What the task asks:
Begin with the first line and repeat exactly through the line containing "const ticksBRight = [-10,-8,-6,-4,-2,0,2,4,6,8,10];"; leave every image out.

Raw data:
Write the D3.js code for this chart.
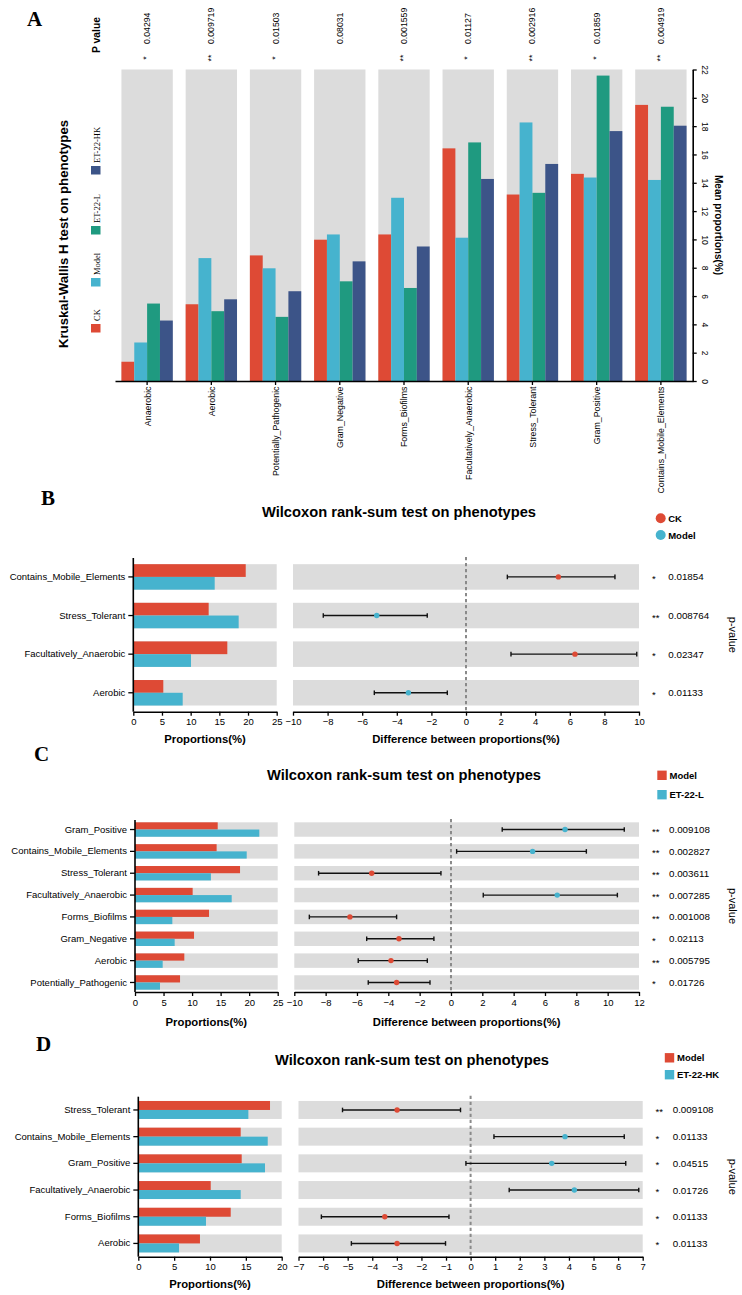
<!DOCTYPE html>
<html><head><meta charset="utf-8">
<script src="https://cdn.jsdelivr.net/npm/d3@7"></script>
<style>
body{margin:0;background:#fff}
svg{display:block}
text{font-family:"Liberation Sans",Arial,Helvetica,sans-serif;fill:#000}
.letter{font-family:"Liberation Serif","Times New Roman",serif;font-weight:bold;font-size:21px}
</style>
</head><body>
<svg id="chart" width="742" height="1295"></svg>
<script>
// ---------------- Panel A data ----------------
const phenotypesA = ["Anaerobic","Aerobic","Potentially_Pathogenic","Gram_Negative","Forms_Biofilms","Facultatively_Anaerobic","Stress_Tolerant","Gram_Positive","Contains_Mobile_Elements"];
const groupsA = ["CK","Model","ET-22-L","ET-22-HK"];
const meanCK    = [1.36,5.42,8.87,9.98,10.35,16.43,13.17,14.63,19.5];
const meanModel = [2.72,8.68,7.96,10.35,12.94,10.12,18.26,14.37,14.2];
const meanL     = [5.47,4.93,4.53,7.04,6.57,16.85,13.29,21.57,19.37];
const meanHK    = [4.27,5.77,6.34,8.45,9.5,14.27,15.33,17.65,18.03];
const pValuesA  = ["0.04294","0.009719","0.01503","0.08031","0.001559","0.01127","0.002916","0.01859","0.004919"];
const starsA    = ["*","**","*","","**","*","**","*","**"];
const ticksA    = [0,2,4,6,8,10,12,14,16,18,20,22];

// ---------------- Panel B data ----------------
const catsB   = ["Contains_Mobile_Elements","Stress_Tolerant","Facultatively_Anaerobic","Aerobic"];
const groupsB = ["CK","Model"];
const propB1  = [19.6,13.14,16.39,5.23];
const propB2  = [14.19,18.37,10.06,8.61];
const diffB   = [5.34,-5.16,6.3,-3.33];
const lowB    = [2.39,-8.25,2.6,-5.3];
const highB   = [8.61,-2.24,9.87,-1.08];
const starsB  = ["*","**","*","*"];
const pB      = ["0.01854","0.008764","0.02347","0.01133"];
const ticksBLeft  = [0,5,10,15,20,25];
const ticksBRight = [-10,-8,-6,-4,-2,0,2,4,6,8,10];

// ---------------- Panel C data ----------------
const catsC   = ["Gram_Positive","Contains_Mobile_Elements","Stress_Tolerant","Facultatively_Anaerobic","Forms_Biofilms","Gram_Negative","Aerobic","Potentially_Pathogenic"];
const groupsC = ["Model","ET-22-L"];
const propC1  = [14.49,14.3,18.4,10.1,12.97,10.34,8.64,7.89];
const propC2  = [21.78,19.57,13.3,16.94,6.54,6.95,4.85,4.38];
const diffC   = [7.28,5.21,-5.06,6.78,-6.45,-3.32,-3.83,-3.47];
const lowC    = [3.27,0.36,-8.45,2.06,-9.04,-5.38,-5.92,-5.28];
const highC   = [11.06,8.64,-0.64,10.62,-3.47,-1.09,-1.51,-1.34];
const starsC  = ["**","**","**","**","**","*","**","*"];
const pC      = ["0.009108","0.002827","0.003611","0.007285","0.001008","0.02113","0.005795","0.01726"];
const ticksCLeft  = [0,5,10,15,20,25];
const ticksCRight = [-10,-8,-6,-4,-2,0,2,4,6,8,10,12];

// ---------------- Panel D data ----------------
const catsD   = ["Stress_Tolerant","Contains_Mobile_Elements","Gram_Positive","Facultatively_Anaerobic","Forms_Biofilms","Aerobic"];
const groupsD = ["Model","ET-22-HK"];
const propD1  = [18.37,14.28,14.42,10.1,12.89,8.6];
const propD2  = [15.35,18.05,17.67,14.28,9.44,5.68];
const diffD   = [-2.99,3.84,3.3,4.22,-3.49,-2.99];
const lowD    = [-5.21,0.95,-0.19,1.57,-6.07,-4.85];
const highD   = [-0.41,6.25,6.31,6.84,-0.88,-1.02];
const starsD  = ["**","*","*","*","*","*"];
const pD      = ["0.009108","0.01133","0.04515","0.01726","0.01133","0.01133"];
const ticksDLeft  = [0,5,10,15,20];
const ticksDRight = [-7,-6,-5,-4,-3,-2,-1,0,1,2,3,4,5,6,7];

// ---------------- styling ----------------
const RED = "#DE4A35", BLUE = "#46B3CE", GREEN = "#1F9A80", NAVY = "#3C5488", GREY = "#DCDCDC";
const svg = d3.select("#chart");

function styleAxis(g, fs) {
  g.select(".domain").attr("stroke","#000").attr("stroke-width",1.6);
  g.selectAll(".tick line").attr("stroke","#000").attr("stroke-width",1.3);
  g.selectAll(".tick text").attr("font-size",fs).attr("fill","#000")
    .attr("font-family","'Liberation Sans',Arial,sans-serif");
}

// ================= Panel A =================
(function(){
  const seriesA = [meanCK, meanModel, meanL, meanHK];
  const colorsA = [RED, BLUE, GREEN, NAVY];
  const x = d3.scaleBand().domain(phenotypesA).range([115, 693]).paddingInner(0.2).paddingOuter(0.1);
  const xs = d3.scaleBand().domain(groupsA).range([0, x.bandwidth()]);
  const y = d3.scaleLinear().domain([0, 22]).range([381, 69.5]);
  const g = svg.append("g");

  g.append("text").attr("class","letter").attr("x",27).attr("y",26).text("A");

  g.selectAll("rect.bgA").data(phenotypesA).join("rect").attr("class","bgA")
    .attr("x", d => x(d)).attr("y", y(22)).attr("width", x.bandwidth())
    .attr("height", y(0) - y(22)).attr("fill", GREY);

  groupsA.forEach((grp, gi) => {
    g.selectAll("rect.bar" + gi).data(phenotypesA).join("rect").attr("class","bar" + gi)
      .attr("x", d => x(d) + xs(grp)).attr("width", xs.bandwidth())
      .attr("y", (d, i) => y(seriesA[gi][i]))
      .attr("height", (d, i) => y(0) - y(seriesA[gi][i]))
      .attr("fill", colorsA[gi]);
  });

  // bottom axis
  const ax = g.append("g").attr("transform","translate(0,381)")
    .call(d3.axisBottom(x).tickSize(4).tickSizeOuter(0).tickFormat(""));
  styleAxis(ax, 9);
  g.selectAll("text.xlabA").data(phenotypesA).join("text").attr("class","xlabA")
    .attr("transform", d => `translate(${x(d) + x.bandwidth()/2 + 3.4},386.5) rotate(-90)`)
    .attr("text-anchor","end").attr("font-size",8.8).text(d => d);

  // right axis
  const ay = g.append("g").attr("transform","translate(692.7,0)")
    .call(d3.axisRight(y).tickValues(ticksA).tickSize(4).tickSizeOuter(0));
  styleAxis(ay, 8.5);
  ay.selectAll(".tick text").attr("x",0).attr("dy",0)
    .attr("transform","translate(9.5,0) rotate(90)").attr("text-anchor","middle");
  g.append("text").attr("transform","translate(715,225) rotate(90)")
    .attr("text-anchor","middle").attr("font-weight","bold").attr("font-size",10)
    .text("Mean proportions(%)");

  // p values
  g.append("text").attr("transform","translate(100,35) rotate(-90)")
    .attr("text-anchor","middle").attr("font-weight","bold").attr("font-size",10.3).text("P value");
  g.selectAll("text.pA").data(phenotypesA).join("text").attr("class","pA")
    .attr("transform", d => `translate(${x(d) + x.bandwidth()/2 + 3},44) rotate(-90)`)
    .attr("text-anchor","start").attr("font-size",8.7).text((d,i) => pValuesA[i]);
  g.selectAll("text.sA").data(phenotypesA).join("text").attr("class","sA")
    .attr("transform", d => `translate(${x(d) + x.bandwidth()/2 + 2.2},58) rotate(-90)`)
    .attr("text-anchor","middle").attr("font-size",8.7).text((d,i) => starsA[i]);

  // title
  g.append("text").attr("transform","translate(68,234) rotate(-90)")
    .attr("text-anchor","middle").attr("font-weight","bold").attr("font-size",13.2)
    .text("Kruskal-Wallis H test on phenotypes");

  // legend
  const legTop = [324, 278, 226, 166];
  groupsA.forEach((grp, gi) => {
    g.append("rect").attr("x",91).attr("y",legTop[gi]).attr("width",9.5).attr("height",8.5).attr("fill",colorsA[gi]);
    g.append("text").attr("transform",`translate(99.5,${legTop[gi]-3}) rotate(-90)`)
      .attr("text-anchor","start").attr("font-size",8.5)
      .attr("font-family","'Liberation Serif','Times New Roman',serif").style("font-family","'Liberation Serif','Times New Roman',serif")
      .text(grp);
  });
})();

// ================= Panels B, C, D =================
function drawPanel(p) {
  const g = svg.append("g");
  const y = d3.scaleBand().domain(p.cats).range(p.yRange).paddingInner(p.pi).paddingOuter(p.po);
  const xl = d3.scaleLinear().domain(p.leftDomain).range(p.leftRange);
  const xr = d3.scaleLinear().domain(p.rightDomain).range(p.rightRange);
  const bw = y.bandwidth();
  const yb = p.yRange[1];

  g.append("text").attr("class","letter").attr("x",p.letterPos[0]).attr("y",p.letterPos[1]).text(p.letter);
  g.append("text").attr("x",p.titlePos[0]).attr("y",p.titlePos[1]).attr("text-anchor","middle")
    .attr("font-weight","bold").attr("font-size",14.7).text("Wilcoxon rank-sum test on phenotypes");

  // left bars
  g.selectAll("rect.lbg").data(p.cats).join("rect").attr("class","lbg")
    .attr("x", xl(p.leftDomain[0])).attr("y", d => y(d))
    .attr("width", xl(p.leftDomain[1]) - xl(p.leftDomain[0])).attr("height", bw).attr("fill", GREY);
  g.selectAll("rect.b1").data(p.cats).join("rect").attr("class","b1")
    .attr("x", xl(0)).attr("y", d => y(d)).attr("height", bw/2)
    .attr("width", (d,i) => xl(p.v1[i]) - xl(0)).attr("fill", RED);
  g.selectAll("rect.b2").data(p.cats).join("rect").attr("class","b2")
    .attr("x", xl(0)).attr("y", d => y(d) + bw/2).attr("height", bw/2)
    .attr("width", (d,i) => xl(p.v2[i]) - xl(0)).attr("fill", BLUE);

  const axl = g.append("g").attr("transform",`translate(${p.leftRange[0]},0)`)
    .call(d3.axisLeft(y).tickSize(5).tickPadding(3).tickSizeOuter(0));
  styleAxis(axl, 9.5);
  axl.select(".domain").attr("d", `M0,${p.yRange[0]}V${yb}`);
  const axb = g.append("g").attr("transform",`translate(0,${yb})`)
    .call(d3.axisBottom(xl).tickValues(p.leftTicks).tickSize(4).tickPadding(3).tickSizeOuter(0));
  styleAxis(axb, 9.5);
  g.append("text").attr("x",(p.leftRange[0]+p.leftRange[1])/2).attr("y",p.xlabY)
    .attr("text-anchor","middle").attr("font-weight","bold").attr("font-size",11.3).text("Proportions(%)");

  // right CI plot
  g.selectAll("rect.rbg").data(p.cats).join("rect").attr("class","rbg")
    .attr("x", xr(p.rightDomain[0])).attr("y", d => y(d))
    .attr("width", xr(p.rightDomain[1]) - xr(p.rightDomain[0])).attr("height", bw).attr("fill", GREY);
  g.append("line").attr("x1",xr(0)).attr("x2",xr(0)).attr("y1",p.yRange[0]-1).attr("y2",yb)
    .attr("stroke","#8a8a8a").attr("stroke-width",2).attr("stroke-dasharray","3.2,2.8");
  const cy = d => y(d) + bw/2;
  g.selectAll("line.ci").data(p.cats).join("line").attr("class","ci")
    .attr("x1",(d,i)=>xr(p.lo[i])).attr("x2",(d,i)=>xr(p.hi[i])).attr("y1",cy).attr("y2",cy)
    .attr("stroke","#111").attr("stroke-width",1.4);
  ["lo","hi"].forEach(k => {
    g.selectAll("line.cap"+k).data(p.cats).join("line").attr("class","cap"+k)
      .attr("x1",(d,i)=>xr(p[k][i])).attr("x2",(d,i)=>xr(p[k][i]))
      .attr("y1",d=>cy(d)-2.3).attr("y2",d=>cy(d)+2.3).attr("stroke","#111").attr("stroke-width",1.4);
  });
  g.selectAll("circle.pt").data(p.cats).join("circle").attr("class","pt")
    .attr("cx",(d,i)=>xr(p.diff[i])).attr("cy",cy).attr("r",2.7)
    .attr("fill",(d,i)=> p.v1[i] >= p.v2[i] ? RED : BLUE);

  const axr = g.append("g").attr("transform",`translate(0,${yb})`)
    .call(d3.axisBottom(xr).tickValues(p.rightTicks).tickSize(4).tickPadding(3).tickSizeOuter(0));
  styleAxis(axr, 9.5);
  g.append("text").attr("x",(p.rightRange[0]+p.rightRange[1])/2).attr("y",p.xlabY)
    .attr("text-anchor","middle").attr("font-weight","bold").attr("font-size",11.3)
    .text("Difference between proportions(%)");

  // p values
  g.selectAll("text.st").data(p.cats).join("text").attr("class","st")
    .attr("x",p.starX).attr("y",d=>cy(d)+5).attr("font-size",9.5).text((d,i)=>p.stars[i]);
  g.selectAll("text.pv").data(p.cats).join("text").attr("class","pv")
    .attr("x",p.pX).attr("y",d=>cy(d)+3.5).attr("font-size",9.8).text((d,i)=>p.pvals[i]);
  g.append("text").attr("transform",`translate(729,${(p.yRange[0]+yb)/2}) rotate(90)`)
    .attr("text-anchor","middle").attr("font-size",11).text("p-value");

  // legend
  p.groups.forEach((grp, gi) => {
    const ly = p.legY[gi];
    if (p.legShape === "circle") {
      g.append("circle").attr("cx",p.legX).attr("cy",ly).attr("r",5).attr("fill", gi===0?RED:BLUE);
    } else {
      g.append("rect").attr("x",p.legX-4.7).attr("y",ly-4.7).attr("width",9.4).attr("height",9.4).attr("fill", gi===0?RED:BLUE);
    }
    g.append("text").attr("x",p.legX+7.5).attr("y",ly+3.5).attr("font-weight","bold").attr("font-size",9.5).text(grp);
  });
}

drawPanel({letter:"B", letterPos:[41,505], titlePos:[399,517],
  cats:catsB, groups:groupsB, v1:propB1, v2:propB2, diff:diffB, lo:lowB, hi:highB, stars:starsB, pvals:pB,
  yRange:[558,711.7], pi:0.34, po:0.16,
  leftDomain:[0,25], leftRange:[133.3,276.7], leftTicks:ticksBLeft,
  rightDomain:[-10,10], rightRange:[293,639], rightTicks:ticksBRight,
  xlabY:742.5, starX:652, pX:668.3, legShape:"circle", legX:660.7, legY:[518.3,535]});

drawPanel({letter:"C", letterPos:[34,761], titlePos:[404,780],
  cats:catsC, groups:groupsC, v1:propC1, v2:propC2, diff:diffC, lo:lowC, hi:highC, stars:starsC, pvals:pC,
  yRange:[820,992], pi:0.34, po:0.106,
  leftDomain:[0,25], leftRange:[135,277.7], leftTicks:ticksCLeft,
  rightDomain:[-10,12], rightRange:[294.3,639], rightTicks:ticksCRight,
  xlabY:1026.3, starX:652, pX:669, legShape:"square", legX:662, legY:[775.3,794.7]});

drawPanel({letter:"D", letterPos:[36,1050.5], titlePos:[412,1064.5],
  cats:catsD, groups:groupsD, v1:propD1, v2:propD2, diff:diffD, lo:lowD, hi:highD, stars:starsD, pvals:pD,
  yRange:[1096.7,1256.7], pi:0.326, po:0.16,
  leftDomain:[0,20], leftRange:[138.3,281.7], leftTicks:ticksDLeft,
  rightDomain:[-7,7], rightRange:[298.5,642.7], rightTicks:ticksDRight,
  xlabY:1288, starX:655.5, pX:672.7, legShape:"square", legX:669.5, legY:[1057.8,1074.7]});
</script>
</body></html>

Completed exercise:
Write the D3.js code for this chart.
<!DOCTYPE html>
<html><head><meta charset="utf-8">
<script src="https://cdn.jsdelivr.net/npm/d3@7"></script>
<style>
body{margin:0;background:#fff}
svg{display:block}
text{font-family:"Liberation Sans",Arial,Helvetica,sans-serif;fill:#000}
.letter{font-family:"Liberation Serif","Times New Roman",serif;font-weight:bold;font-size:21px}
</style>
</head><body>
<svg id="chart" width="742" height="1295"></svg>
<script>
// ---------------- Panel A data ----------------
const phenotypesA = ["Anaerobic","Aerobic","Potentially_Pathogenic","Gram_Negative","Forms_Biofilms","Facultatively_Anaerobic","Stress_Tolerant","Gram_Positive","Contains_Mobile_Elements"];
const groupsA = ["CK","Model","ET-22-L","ET-22-HK"];
const meanCK    = [1.36,5.42,8.87,9.98,10.35,16.43,13.17,14.63,19.5];
const meanModel = [2.72,8.68,7.96,10.35,12.94,10.12,18.26,14.37,14.2];
const meanL     = [5.47,4.93,4.53,7.04,6.57,16.85,13.29,21.57,19.37];
const meanHK    = [4.27,5.77,6.34,8.45,9.5,14.27,15.33,17.65,18.03];
const pValuesA  = ["0.04294","0.009719","0.01503","0.08031","0.001559","0.01127","0.002916","0.01859","0.004919"];
const starsA    = ["*","**","*","","**","*","**","*","**"];
const ticksA    = [0,2,4,6,8,10,12,14,16,18,20,22];

// ---------------- Panel B data ----------------
const catsB   = ["Contains_Mobile_Elements","Stress_Tolerant","Facultatively_Anaerobic","Aerobic"];
const groupsB = ["CK","Model"];
const propB1  = [19.6,13.14,16.39,5.23];
const propB2  = [14.19,18.37,10.06,8.61];
const diffB   = [5.34,-5.16,6.3,-3.33];
const lowB    = [2.39,-8.25,2.6,-5.3];
const highB   = [8.61,-2.24,9.87,-1.08];
const starsB  = ["*","**","*","*"];
const pB      = ["0.01854","0.008764","0.02347","0.01133"];
const ticksBLeft  = [0,5,10,15,20,25];
const ticksBRight = [-10,-8,-6,-4,-2,0,2,4,6,8,10];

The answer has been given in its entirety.